My definition of best is pretty unique, because I doubt most collectors would consider mid-'90s DC titles like Extreme Justice or The Book of Fate as great finds. I would never argue that these were top-quality books, but that particular era of comics was when I really started getting into them, so I have a total nostalgic fondness for anything released at that time. Bonus points if they featured C- or D-list characters like Maxima, Guy Gardner or Speedball.
I've not-so-secretly admired third-tier heroes more than their ultra-popular contemporaries since I was a kid, and it's a trend I don't see bucking any time soon. Further evidence of this can be found at my long defunct Tumblr account -- Grade-Z Heroes.
Sovereign Seven issue number one, dated April 1995, wins this superlative with ease.
Somehow, in some strange turn of events, I've already owned several copies of this particular comic, despite having no strong positive feelings for the works of Chris Claremont. I can appreciate, and even enjoy at times, his work on Marvel's The Uncanny X-Men title for so many years, but there's almost nothing else in his body of work that I admire. One of the few creator-owned books to sorta' reside in the proper DC Universe, it featured a team of original characters and a very unique interpretation of Darkseid, ruler of Apokolips and one of the most powerful villains in comic history.

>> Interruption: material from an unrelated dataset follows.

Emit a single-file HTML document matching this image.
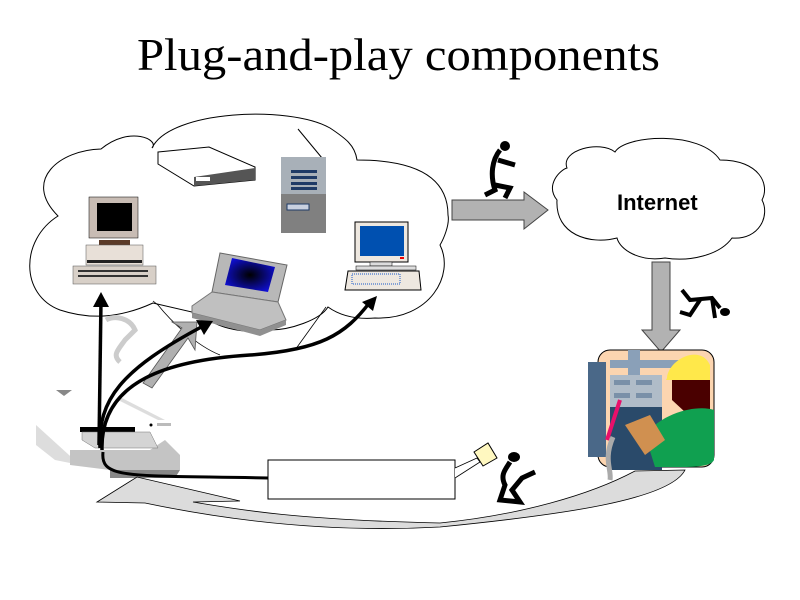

I'm not sure what compelled me to pick it up fresh off the stands when it was originally released, but we'll chalk it up to the wildly fluctuating hormones and moods of a recently teenaged Trash Man. I mean, seriously, look how hot their team-leader, Cascade, is.
Ignore the part where her code-name is a brand of detergent.
It certainly wasn't the best grab-box I could have scored, but it contained enough small gems and old favorites to justify pissing away twelve-bucks. There were a handful of really solid books, the type of stuff I'm looking forward to reading and sorting away into my collection. A few to throw in with a large stack of trade-in material, and a few that I'm hoping to share with friends sometime in the New Year.